- **Supplied information**
## Begin

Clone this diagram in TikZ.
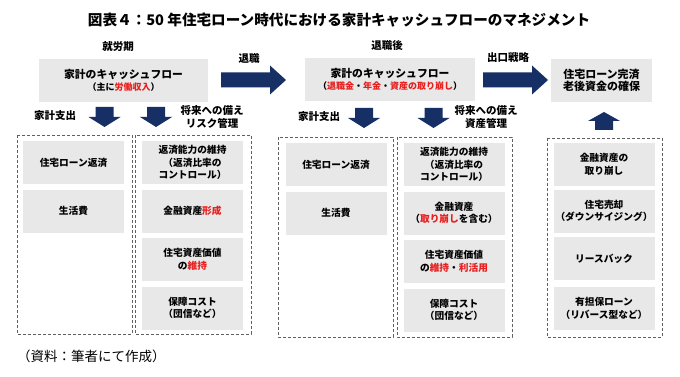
\documentclass[tikz,border=0pt]{standalone}
\usepackage{fontspec}
\setmainfont{Noto Sans CJK JP}
\definecolor{navy}{RGB}{22,47,100}
\definecolor{boxgray}{RGB}{232,232,232}
\definecolor{dashgray}{RGB}{96,96,96}
\definecolor{hl}{RGB}{232,30,30}
\newcommand{\hlt}[1]{\textcolor{hl}{#1}}
\tikzset{
  rarr/.pic={\fill[navy] (0,-7.5) -- (49,-7.5) -- (49,-14.5) -- (65,0) -- (49,14.5) -- (49,7.5) -- (0,7.5) -- cycle;},
  darr/.pic={\fill[navy] (-9,0) -- (9,0) -- (9,10) -- (16,10) -- (0,20) -- (-16,10) -- (-9,10) -- cycle;},
  uarr/.pic={\fill[navy] (0,0) -- (16,9) -- (9,9) -- (9,18) -- (-9,18) -- (-9,9) -- (-16,9) -- cycle;}
}
\begin{document}
\begin{tikzpicture}[x=1pt,y=-1pt,
  every node/.style={inner sep=0pt},
  topbox/.style={fill=boxgray, minimum height=43pt, align=center},
  inbox/.style={fill=boxgray, minimum width=101pt, minimum height=43pt, align=center, font=\bfseries\fontsize{9.7}{12.5}\selectfont},
  dbox/.style={draw=dashgray, dash pattern=on 3pt off 2pt, line width=0.9pt},
  lbl/.style={font=\bfseries\fontsize{10.5}{12.5}\selectfont, align=center}
]
\useasboundingbox[fill=white] (0,0) rectangle (680,377);

% title
\node[font=\bfseries\fontsize{14.6}{16}\selectfont] (title) at (339,20) {図表４：50 年住宅ローン時代における家計キャッシュフローのマネジメント};

% phase labels
\node[lbl] (p1) at (118,47) {就労期};
\node[lbl] (p2) at (387,46) {退職後};
\node[lbl] (t1) at (249,59) {退職};
\node[lbl] (t2) at (508,58) {出口戦略};

% top boxes
\node[topbox, minimum width=169pt] (A) at (123.5,80.5) {\bfseries\fontsize{10.8}{13}\selectfont 家計のキャッシュフロー\\\bfseries\fontsize{9}{13}\selectfont （主に\hlt{労働収入}）};
\node[topbox, minimum width=170pt] (B) at (390,79.5) {\bfseries\fontsize{10.8}{13}\selectfont 家計のキャッシュフロー\\\bfseries\fontsize{9}{13}\selectfont （\hlt{退職金}・\hlt{年金}・\hlt{資産の取り崩し}）};
\node[topbox, minimum width=101pt] (C) at (601.5,80.5) {\bfseries\fontsize{11}{17}\selectfont 住宅ローン完済\\\bfseries\fontsize{11}{17}\selectfont 老後資金の確保};

% block arrows
\pic at (221,80) {rarr};
\pic at (483,80) {rarr};
\pic at (104.5,107) {darr};
\pic at (156,107) {darr};
\pic at (364,108) {darr};
\pic at (433.5,108) {darr};
\pic at (604,112) {uarr};

% arrow labels
\node[lbl] (e1) at (55,116) {家計支出};
\node[lbl] (f1) at (212,117) {将来への備え\\リスク管理};
\node[lbl] (e2) at (319,117) {家計支出};
\node[lbl] (f2) at (486,117) {将来への備え\\資産管理};

% dashed groups
\draw[dbox] (17,135) rectangle (132,334);
\draw[dbox] (135,135) rectangle (251,334);
\draw[dbox] (278,137) rectangle (393,337);
\draw[dbox] (397,137) rectangle (512,337);
\draw[dbox] (547,138) rectangle (662,337);

% left column boxes
\node[inbox] (L1a) at (73.5,162.5) {住宅ローン返済};
\node[inbox] (L1b) at (73.5,211) {生活費};
\node[inbox] (L2a) at (192.5,162.5) {返済能力の維持\\（返済比率の\\コントロール）};
\node[inbox] (L2b) at (192.5,211) {金融資産\hlt{形成}};
\node[inbox] (L2c) at (192.5,259.5) {住宅資産価値\\の\hlt{維持}};
\node[inbox] (L2d) at (192.5,308) {保障コスト\\（団信など）};

% middle column boxes
\node[inbox] (M1a) at (336,164.5) {住宅ローン返済};
\node[inbox] (M1b) at (336,213) {生活費};
\node[inbox] (M2a) at (454,164.5) {返済能力の維持\\（返済比率の\\コントロール）};
\node[inbox] (M2b) at (454,213) {金融資産\\（\hlt{取り崩し}を含む）};
\node[inbox] (M2c) at (454,261.5) {住宅資産価値\\の\hlt{維持}・\hlt{利活用}};
\node[inbox] (M2d) at (454,310) {保障コスト\\（団信など）};

% right column boxes
\node[inbox] (R1) at (604,164.5) {金融資産の\\取り崩し};
\node[inbox] (R2) at (604,211) {住宅売却\\（ダウンサイジング）};
\node[inbox] (R3) at (604,258.5) {リースバック};
\node[inbox] (R4) at (604,308.5) {有担保ローン\\（リバース型など）};

% source
\node[anchor=west, font=\fontsize{13.5}{15}\selectfont] (src) at (17,356) {（資料：筆者にて作成）};
\end{tikzpicture}
\end{document}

## End

- **Aim**
Are you able to set down all the lines above exactly, without any pictures?

- **Response**
Clone this diagram in TikZ.
\documentclass[tikz,border=0pt]{standalone}
\usepackage{fontspec}
\setmainfont{Noto Sans CJK JP}
\definecolor{navy}{RGB}{22,47,100}
\definecolor{boxgray}{RGB}{232,232,232}
\definecolor{dashgray}{RGB}{96,96,96}
\definecolor{hl}{RGB}{232,30,30}
\newcommand{\hlt}[1]{\textcolor{hl}{#1}}
\tikzset{
  rarr/.pic={\fill[navy] (0,-7.5) -- (49,-7.5) -- (49,-14.5) -- (65,0) -- (49,14.5) -- (49,7.5) -- (0,7.5) -- cycle;},
  darr/.pic={\fill[navy] (-9,0) -- (9,0) -- (9,10) -- (16,10) -- (0,20) -- (-16,10) -- (-9,10) -- cycle;},
  uarr/.pic={\fill[navy] (0,0) -- (16,9) -- (9,9) -- (9,18) -- (-9,18) -- (-9,9) -- (-16,9) -- cycle;}
}
\begin{document}
\begin{tikzpicture}[x=1pt,y=-1pt,
  every node/.style={inner sep=0pt},
  topbox/.style={fill=boxgray, minimum height=43pt, align=center},
  inbox/.style={fill=boxgray, minimum width=101pt, minimum height=43pt, align=center, font=\bfseries\fontsize{9.7}{12.5}\selectfont},
  dbox/.style={draw=dashgray, dash pattern=on 3pt off 2pt, line width=0.9pt},
  lbl/.style={font=\bfseries\fontsize{10.5}{12.5}\selectfont, align=center}
]
\useasboundingbox[fill=white] (0,0) rectangle (680,377);

% title
\node[font=\bfseries\fontsize{14.6}{16}\selectfont] (title) at (339,20) {図表４：50 年住宅ローン時代における家計キャッシュフローのマネジメント};

% phase labels
\node[lbl] (p1) at (118,47) {就労期};
\node[lbl] (p2) at (387,46) {退職後};
\node[lbl] (t1) at (249,59) {退職};
\node[lbl] (t2) at (508,58) {出口戦略};

% top boxes
\node[topbox, minimum width=169pt] (A) at (123.5,80.5) {\bfseries\fontsize{10.8}{13}\selectfont 家計のキャッシュフロー\\\bfseries\fontsize{9}{13}\selectfont （主に\hlt{労働収入}）};
\node[topbox, minimum width=170pt] (B) at (390,79.5) {\bfseries\fontsize{10.8}{13}\selectfont 家計のキャッシュフロー\\\bfseries\fontsize{9}{13}\selectfont （\hlt{退職金}・\hlt{年金}・\hlt{資産の取り崩し}）};
\node[topbox, minimum width=101pt] (C) at (601.5,80.5) {\bfseries\fontsize{11}{17}\selectfont 住宅ローン完済\\\bfseries\fontsize{11}{17}\selectfont 老後資金の確保};

% block arrows
\pic at (221,80) {rarr};
\pic at (483,80) {rarr};
\pic at (104.5,107) {darr};
\pic at (156,107) {darr};
\pic at (364,108) {darr};
\pic at (433.5,108) {darr};
\pic at (604,112) {uarr};

% arrow labels
\node[lbl] (e1) at (55,116) {家計支出};
\node[lbl] (f1) at (212,117) {将来への備え\\リスク管理};
\node[lbl] (e2) at (319,117) {家計支出};
\node[lbl] (f2) at (486,117) {将来への備え\\資産管理};

% dashed groups
\draw[dbox] (17,135) rectangle (132,334);
\draw[dbox] (135,135) rectangle (251,334);
\draw[dbox] (278,137) rectangle (393,337);
\draw[dbox] (397,137) rectangle (512,337);
\draw[dbox] (547,138) rectangle (662,337);

% left column boxes
\node[inbox] (L1a) at (73.5,162.5) {住宅ローン返済};
\node[inbox] (L1b) at (73.5,211) {生活費};
\node[inbox] (L2a) at (192.5,162.5) {返済能力の維持\\（返済比率の\\コントロール）};
\node[inbox] (L2b) at (192.5,211) {金融資産\hlt{形成}};
\node[inbox] (L2c) at (192.5,259.5) {住宅資産価値\\の\hlt{維持}};
\node[inbox] (L2d) at (192.5,308) {保障コスト\\（団信など）};

% middle column boxes
\node[inbox] (M1a) at (336,164.5) {住宅ローン返済};
\node[inbox] (M1b) at (336,213) {生活費};
\node[inbox] (M2a) at (454,164.5) {返済能力の維持\\（返済比率の\\コントロール）};
\node[inbox] (M2b) at (454,213) {金融資産\\（\hlt{取り崩し}を含む）};
\node[inbox] (M2c) at (454,261.5) {住宅資産価値\\の\hlt{維持}・\hlt{利活用}};
\node[inbox] (M2d) at (454,310) {保障コスト\\（団信など）};

% right column boxes
\node[inbox] (R1) at (604,164.5) {金融資産の\\取り崩し};
\node[inbox] (R2) at (604,211) {住宅売却\\（ダウンサイジング）};
\node[inbox] (R3) at (604,258.5) {リースバック};
\node[inbox] (R4) at (604,308.5) {有担保ローン\\（リバース型など）};

% source
\node[anchor=west, font=\fontsize{13.5}{15}\selectfont] (src) at (17,356) {（資料：筆者にて作成）};
\end{tikzpicture}
\end{document}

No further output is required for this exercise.